Mit der falschen Therapie wächst der Krebs im Körper ungehindert weiter. Viele Krebsarten bilden Metastasen, also Tochtergewebe, die sich über den ganzen Körper verbreiten können. Irgendwann kommt der Punkt, ab dem das Immunsystem gegen zu vieles gleichzeitig kämpfen muss. Dann wird der Körper ganz schwach und verfällt.
Elisabeth Kemäters Augen weiten sich vor Entsetzen, als sie das hört.
Offenbar habe ich genau den Prozess beschrieben, den auch sie durchmacht. Ich nehme ihre Hände in meine und beschwöre sie. »Bitte fahren Sie ins Spital. Immerhin haben Sie noch keine Schmerzen. Vielleicht ist es noch nicht zu spät.«
Elisabeth Kemäter verlässt meine Praxis heulend. Ich bin nicht sicher, ob ich jemals wieder von ihr hören werde.
Zwei Monate später bekomme ich von ihr einen Anruf. »Ich bin geheilt«, berichtet sie mir mit jubelnder Stimme.
Sie erzählt, dass sie nach dem Besuch bei mir geradewegs zu jenem Arzt und seiner »Frau Doktor« gefahren ist und ihnen berichtet hat, was ich gesagt habe. Das hätten die beiden sehr ernst genommen und sie an eine Klinik in Deutschland verwiesen. Dort sei sie nun acht Wochen lang wirklich intensiv von früh bis spät behandelt worden. Heute ist sie endlich entlassen worden. Der Chefarzt habe ihr persönlich attestiert, dass ihr Körper krebsfrei sei.
Da kann ich nur den Kopf schütteln. »Frau Kemäter, bitte verzeihen Sie, aber das kann ich beim besten Willen nicht glauben.

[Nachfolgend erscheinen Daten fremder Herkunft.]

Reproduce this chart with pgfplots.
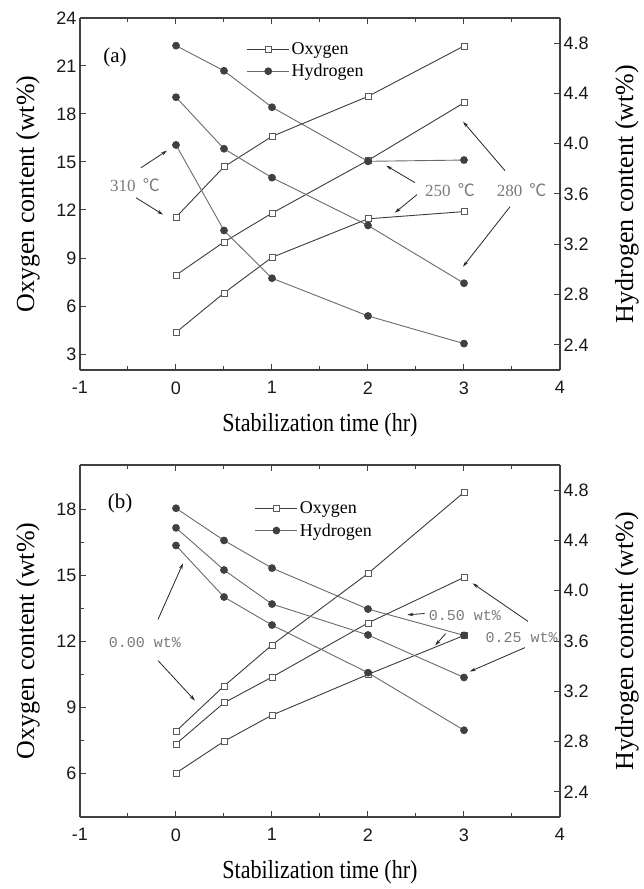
\documentclass[border=0pt]{standalone}
\usepackage{fontspec}
\setmainfont{Liberation Serif}
\setsansfont{Liberation Sans}
\setmonofont{Liberation Mono}
\newfontfamily\cjk{Noto Sans CJK SC}
\usepackage{graphicx}
\usepackage{pgfplots}
\pgfplotsset{compat=1.18}
\usetikzlibrary{arrows.meta}

\definecolor{oline}{HTML}{3C3C3C}
\definecolor{hline}{HTML}{6A6A6A}
\definecolor{hfill}{HTML}{404040}
\definecolor{sqedge}{HTML}{5A5A5A}
\definecolor{annoc}{HTML}{7A7A7A}
\definecolor{axc}{HTML}{404040}

\tikzset{
  anno/.style={text=annoc, font=\fontsize{17}{17}\selectfont},
  annomono/.style={text=annoc, font=\fontsize{15}{15}\selectfont\ttfamily},
  arr/.style={-{Stealth[length=6pt,width=3.5pt]}, line width=0.8pt, black!85},
}

\pgfplotsset{
  base/.style={
    scale only axis, width=480pt, height=352pt,
    xmin=-1, xmax=4, xtick={-1,0,1,2,3,4}, minor x tick num=1,
    axis line style={axc, line width=1.2pt},
    tick style={axc, line width=1pt},
    major tick length=6pt, minor tick length=4pt,
    tick label style={font=\fontsize{18}{18}\selectfont\sffamily, text=black!90},
    xticklabel style={yshift=-8pt},
    /pgf/number format/assume math mode=true,
    clip=false,
    legend image code/.code={\draw[mark repeat=2,mark phase=2] plot coordinates {(0pt,0pt)(21pt,0pt)(42pt,0pt)};},
  },
  omark/.style={oline, line width=0.9pt, mark=square*, mark size=3pt, mark options={fill=white, draw=sqedge, line width=0.8pt, solid}},
  hmark/.style={hline, line width=0.9pt, mark=*, mark size=3.4pt, mark options={fill=hfill, draw=hfill, solid}},
  leftax/.style={base, axis y line*=left,
    xlabel={\fontsize{26}{26}\selectfont\scalebox{0.85}[1]{Stabilization time (hr)}},
    xlabel style={at={(axis description cs:0.5,0)}, anchor=center, yshift=-55pt},
    ylabel={\fontsize{26}{26}\selectfont Oxygen content (wt\%)},
    ylabel style={at={(axis description cs:0,0.5)}, anchor=center, yshift=52pt},
  },
  rightax/.style={base, axis y line*=right, axis x line=none,
    ymin=2.2, ymax=5.0, ytick={2.4,2.8,3.2,3.6,4.0,4.4,4.8},
    yticklabel style={/pgf/number format/.cd, fixed, fixed zerofill, precision=1},
    ylabel={\fontsize{26}{26}\selectfont Hydrogen content (wt\%)},
    ylabel style={at={(axis description cs:1,0.5)}, anchor=center, yshift=-67pt},
    legend style={draw=none, fill=none, font=\fontsize{18}{18}\selectfont, row sep=4.5pt, inner sep=1pt, cells={anchor=west}},
  },
}

\begin{document}
\begin{tikzpicture}
\path[use as bounding box] (-80pt,-519pt) rectangle (563pt,370pt);

% ---------------- panel (a) ----------------
\begin{axis}[leftax, at={(0pt,0pt)}, ymin=2, ymax=24, ytick={3,6,9,12,15,18,21,24}]
\addplot[omark] coordinates {(0,4.35) (0.5,6.81) (1,9.04) (2,11.45) (3,11.9)};
\addplot[omark] coordinates {(0,7.93) (0.5,10.0) (1,11.8) (2,15.1) (3,18.7)};
\addplot[omark] coordinates {(0,11.55) (0.5,14.7) (1,16.6) (2,19.1) (3,22.25)};
\node[font=\fontsize{21}{21}\selectfont] at (axis cs:-0.635,21.56) {(a)};
\node[anno] at (axis cs:-0.427,13.58) {310\, {\cjk ℃}};
\draw[arr] (axis cs:-0.365,14.64) -- (axis cs:-0.094,15.71);
\draw[arr] (axis cs:-0.417,12.77) -- (axis cs:-0.135,11.71);
\node[anno] at (axis cs:2.854,13.27) {250\, {\cjk ℃}};
\draw[arr] (axis cs:2.49,13.71) -- (axis cs:2.19,14.77);
\draw[arr] (axis cs:2.51,12.96) -- (axis cs:2.28,11.83);
\node[anno] at (axis cs:3.60,13.27) {280\, {\cjk ℃}};
\draw[arr] (axis cs:3.427,14.46) -- (axis cs:2.99,17.52);
\draw[arr] (axis cs:3.48,12.21) -- (axis cs:2.99,8.46);
\end{axis}
\begin{axis}[rightax, at={(0pt,0pt)},
  legend style={at={(axis description cs:0.345,0.94)}, anchor=north west}]
\addlegendimage{omark}
\addlegendentry{Oxygen}
\addplot[hmark] coordinates {(0,4.78) (0.5,4.58) (1,4.29) (2,3.86) (3,3.87)};
\addlegendentry{Hydrogen}
\addplot[hmark, forget plot] coordinates {(0,4.37) (0.5,3.96) (1,3.73) (2,3.35) (3,2.89)};
\addplot[hmark, forget plot] coordinates {(0,3.99) (0.5,3.31) (1,2.93) (2,2.63) (3,2.41)};
\end{axis}

% ---------------- panel (b) ----------------
\begin{axis}[leftax, at={(0pt,-447pt)}, ymin=4, ymax=20, ytick={6,9,12,15,18}, minor y tick num=1]
\addplot[omark] coordinates {(0,7.9) (0.5,9.95) (1,11.82) (2,15.07) (3,18.76)};
\addplot[omark] coordinates {(0,7.32) (0.5,9.19) (1,10.36) (2,12.82) (3,14.89)};
\addplot[omark] coordinates {(0,6.0) (0.5,7.44) (1,8.63) (2,10.48) (3,12.25)};
\node[font=\fontsize{21}{21}\selectfont] at (axis cs:-0.583,18.27) {(b)};
\node[annomono] at (axis cs:-0.323,11.93) {0.00 wt\%};
\draw[arr] (axis cs:-0.1875,12.98) -- (axis cs:0.073,15.53);
\draw[arr] (axis cs:-0.1875,11.11) -- (axis cs:0.198,9.29);
\node[annomono] at (axis cs:3.01,13.16) {0.50 wt\%};
\draw[arr] (axis cs:2.59,13.25) -- (axis cs:2.41,13.19);
\draw[arr] (axis cs:2.81,12.34) -- (axis cs:2.70,11.80);
\node[annomono] at (axis cs:3.60,12.16) {0.25 wt\%};
\draw[arr] (axis cs:3.667,12.89) -- (axis cs:3.09,14.62);
\draw[arr] (axis cs:3.635,11.70) -- (axis cs:3.06,10.61);
\end{axis}
\begin{axis}[rightax, at={(0pt,-447pt)},
  legend style={at={(axis description cs:0.362,0.905)}, anchor=north west}]
\addlegendimage{omark}
\addlegendentry{Oxygen}
\addplot[hmark] coordinates {(0,4.656) (0.5,4.40) (1,4.18) (2,3.854) (3,3.645)};
\addlegendentry{Hydrogen}
\addplot[hmark, forget plot] coordinates {(0,4.50) (0.5,4.165) (1,3.894) (2,3.648) (3,3.31)};
\addplot[hmark, forget plot] coordinates {(0,4.36) (0.5,3.95) (1,3.727) (2,3.348) (3,2.89)};
\end{axis}
\end{tikzpicture}
\end{document}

Bei Ihrem Zustand wäre eine vollständige Heilung in nur acht Wochen wirklich ein Wunder.«
Ich erkläre ihr, dass sie mir das nicht glauben muss, dass sie es aber überprüfen soll. Sie hat eine Möglichkeit, festzustellen, ob ihr Körper wirklich frei von Krebszellen ist. Eine histologische Untersuchung kann ihr hundertprozentige Sicherheit geben.
Sie seufzt hörbar. »Herr Doktor Bhalla, ich hätte gehofft, dass Sie sich mit mir freuen. Vielleicht schaffen Sie das, wenn wir uns das nächste Mal begegnen. Bis dahin wünsche ich Ihnen alles Gute.«
Bevor ich weiter auf sie einreden kann, beendet sie das Gespräch.

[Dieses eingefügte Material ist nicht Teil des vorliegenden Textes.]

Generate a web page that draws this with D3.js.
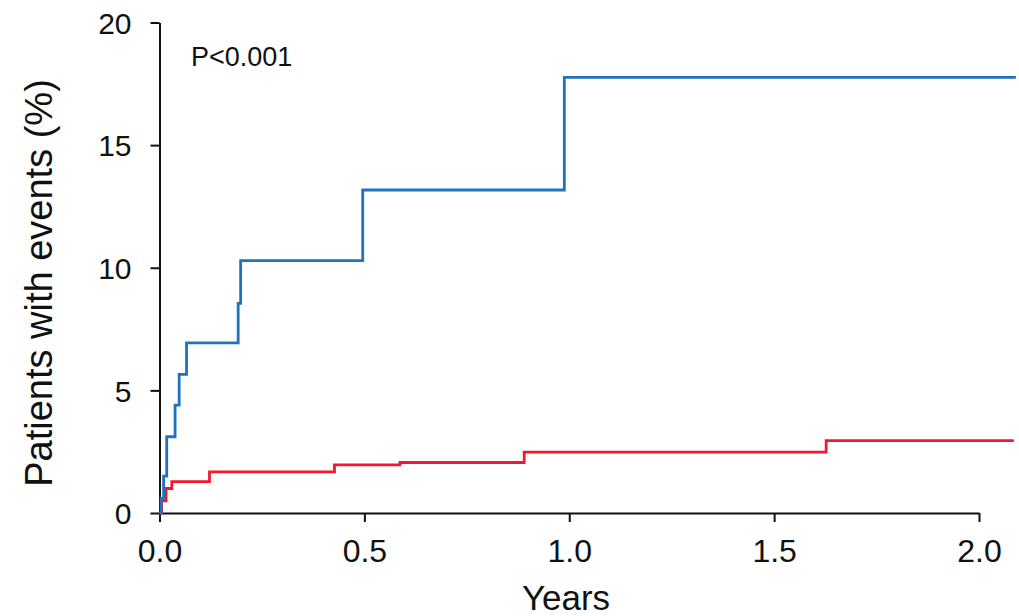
<!DOCTYPE html>
<html>
<head>
<meta charset="utf-8">
<script src="https://cdn.jsdelivr.net/npm/d3@7"></script>
<style>
  html, body { margin: 0; padding: 0; background: #ffffff; }
  svg { display: block; font-family: "Liberation Sans", Arial, sans-serif; }
</style>
</head>
<body>
<svg id="chart" width="1019" height="616"></svg>
<script>
// ---- Data ----
const xTicks = [0, 0.5, 1.0, 1.5, 2.0];
const yTicks = [0, 5, 10, 15, 20];

// Blue group: cumulative % of patients with events (step after each time)
const blueTimes  = [0, 0.004, 0.010, 0.0176, 0.038, 0.048, 0.066, 0.192, 0.198, 0.496, 0.988, 2.09];
const blueValues = [0, 0.6,   1.5,   3.11,   4.40,  5.65,  6.94,  8.55,  10.29, 13.17, 17.76, 17.76];

// Red group
const redTimes  = [0, 0.005, 0.016, 0.030, 0.122, 0.427, 0.587, 0.890, 1.627, 2.085];
const redValues = [0, 0.5,   1.00,  1.28,  1.68,  1.96,  2.06,  2.48,  2.95,  2.95];

const pLabel = "P<0.001";
const xTitle = "Years";
const yTitle = "Patients with events (%)";

// ---- Layout ----
const svg = d3.select("#chart");
const x = d3.scaleLinear().domain([0, 2]).range([159.5, 979]);
const y = d3.scaleLinear().domain([0, 20]).range([513, 22.5]);

// Axes
const yAxis = d3.axisLeft(y).tickValues(yTicks).tickFormat(d3.format("d"))
  .tickSize(9).tickSizeOuter(0).tickPadding(19);
const xAxis = d3.axisBottom(x).tickValues(xTicks).tickFormat(d3.format(".1f"))
  .tickSize(9).tickSizeOuter(0).tickPadding(17);

const gy = svg.append("g").attr("transform", `translate(${x(0)},0)`).call(yAxis);
const gx = svg.append("g").attr("transform", `translate(0,${y(0)})`).call(xAxis);

[gx, gy].forEach(g => {
  g.select(".domain").attr("stroke", "#111").attr("stroke-width", 2);
  g.selectAll(".tick line").attr("stroke", "#111").attr("stroke-width", 2);
  g.selectAll(".tick text").attr("fill", "#111")
    .style("font-family", "'Liberation Sans', Arial, sans-serif");
});
gy.selectAll(".tick text").style("font-size", "30px").attr("dy", "0.36em");
gx.selectAll(".tick text").style("font-size", "32px").attr("dy", "0.72em");

// Lines
const line = d3.line().curve(d3.curveStepAfter).x(d => x(d[0])).y(d => y(d[1]));
const bluePts = blueTimes.map((t, i) => [t, blueValues[i]]);
const redPts = redTimes.map((t, i) => [t, redValues[i]]);

svg.append("path").datum(redPts).attr("d", line)
  .attr("fill", "none").attr("stroke", "#f2182e").attr("stroke-width", 2.8)
  .attr("stroke-linejoin", "miter");
svg.append("path").datum(bluePts).attr("d", line)
  .attr("fill", "none").attr("stroke", "#1f72bf").attr("stroke-width", 2.8)
  .attr("stroke-linejoin", "miter");

// Texts
svg.append("text").attr("x", 191).attr("y", 66).text(pLabel)
  .style("font-size", "27px").attr("fill", "#111");

svg.append("text").attr("x", 566).attr("y", 610).attr("text-anchor", "middle")
  .text(xTitle).style("font-size", "35px").attr("fill", "#111");

svg.append("text").attr("transform", `translate(52,283) rotate(-90)`)
  .attr("text-anchor", "middle").text(yTitle)
  .style("font-size", "38px").attr("fill", "#111");
</script>
</body>
</html>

Wenige Wochen später erhalte ich einen Anruf von ihrem Pfarrer. Elisabeth Kemäter hat ganz plötzlich starke Schmerzen an der Wirbelsäule bekommen. Die Rettung musste sie ins Spital bringen. Die Ärzte dort haben festgestellt, dass ihr ganzer Körper voller Metastasen ist. Der Pfarrer sagt, sie wolle in ihren letzten Tagen keine Besuche. Aber er solle mir etwas ausrichten. Elisabeth Kemäter möchte mir danken für meine Warnungen und sich entschuldigen für das letzte Telefonat, das sie so vorschnell beendet hat.
Zwei Wochen später informiert mich der Pfarrer vom Tod von Elisabeth Kemäter. Zum Glück musste sie nicht mehr sehr lange leiden. Der Pfarrer sagt mir auch, welche Art von Krebs sie getötet hat. Es war eine besonders aggressive Krebsart, bei der allerdings mit einer rechtzeitigen Chemotherapie hohe Heilungschancen bestanden hätten.

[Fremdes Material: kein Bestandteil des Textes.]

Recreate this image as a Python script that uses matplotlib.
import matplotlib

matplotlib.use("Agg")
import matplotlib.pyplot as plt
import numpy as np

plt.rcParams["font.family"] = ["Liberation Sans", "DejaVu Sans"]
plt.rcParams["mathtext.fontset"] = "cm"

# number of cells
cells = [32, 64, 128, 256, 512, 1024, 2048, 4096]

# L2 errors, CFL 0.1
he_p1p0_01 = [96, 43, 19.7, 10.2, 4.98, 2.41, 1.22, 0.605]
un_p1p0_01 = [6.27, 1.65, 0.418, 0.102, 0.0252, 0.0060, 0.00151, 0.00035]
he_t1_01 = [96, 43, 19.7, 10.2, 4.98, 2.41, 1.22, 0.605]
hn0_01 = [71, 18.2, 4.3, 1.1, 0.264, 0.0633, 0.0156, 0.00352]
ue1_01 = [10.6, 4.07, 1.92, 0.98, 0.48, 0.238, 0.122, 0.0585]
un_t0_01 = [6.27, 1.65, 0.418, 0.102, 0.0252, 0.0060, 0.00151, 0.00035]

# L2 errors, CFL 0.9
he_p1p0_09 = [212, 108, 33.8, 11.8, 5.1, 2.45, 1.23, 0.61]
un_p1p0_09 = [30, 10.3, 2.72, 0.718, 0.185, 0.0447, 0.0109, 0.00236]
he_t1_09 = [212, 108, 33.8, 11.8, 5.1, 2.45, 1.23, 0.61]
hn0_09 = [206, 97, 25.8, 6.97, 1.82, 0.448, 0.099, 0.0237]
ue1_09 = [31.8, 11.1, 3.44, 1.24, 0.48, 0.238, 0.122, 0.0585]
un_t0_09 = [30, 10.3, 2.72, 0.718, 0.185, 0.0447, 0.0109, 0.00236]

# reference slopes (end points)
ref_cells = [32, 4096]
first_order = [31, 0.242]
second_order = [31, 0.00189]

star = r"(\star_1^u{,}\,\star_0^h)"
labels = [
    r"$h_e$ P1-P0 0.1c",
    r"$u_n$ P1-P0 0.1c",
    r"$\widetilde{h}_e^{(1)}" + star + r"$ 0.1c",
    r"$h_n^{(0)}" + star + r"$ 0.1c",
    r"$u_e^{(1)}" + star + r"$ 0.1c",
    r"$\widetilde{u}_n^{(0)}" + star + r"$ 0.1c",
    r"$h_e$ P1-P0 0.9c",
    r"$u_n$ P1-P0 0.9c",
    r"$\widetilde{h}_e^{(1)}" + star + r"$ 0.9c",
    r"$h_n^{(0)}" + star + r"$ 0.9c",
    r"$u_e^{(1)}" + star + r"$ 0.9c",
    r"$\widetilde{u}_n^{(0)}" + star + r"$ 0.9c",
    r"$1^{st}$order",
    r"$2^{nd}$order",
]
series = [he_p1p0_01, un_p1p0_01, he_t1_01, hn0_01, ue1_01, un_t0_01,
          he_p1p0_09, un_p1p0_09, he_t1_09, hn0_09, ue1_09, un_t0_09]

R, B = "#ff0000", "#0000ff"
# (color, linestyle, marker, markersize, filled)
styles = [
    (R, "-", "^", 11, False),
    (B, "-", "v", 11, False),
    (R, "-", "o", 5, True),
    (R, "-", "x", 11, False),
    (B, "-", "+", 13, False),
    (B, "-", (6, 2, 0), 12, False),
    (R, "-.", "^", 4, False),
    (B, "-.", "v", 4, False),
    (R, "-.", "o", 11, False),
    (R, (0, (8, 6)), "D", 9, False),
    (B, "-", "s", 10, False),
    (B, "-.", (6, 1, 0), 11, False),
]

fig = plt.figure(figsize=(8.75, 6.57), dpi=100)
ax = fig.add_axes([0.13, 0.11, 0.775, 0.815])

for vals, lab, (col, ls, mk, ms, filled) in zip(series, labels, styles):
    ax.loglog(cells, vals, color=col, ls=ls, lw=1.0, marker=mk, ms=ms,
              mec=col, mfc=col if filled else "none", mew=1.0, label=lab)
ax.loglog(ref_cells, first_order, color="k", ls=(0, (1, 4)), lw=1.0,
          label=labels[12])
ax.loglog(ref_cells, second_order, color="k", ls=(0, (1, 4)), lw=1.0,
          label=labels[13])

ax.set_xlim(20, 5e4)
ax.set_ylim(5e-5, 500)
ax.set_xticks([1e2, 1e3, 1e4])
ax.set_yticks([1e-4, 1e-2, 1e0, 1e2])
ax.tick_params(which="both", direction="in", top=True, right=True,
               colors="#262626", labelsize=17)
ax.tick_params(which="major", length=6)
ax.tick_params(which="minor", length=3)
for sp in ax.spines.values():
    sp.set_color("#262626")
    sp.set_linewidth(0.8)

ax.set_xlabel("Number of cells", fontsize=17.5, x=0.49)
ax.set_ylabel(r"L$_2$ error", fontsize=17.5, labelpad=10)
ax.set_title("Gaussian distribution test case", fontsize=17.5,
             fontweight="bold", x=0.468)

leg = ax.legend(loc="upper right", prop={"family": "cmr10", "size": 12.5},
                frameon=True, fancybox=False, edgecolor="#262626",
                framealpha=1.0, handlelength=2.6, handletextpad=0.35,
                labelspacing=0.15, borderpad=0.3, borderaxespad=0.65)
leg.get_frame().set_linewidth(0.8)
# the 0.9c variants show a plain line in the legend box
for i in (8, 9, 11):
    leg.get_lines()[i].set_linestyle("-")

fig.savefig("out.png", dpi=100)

Elisabeth Kemäter könnte heute noch leben, wäre sie nicht einem Arzt auf vermeintlich alternativmedizinischen Abwegen in die Hände gefallen und seiner »Frau Doktor«, die selbst natürlich nie Medizin studiert, sondern den Titel quasi informell mit der Ehe übernommen und daraus gemeinsam mit ihrem Mann ein zweifellos lukratives Geschäftsmodell entwickelt hat. Zum Zeitpunkt ihres Todes war Elisabeth Kemäter erst 48 Jahre alt.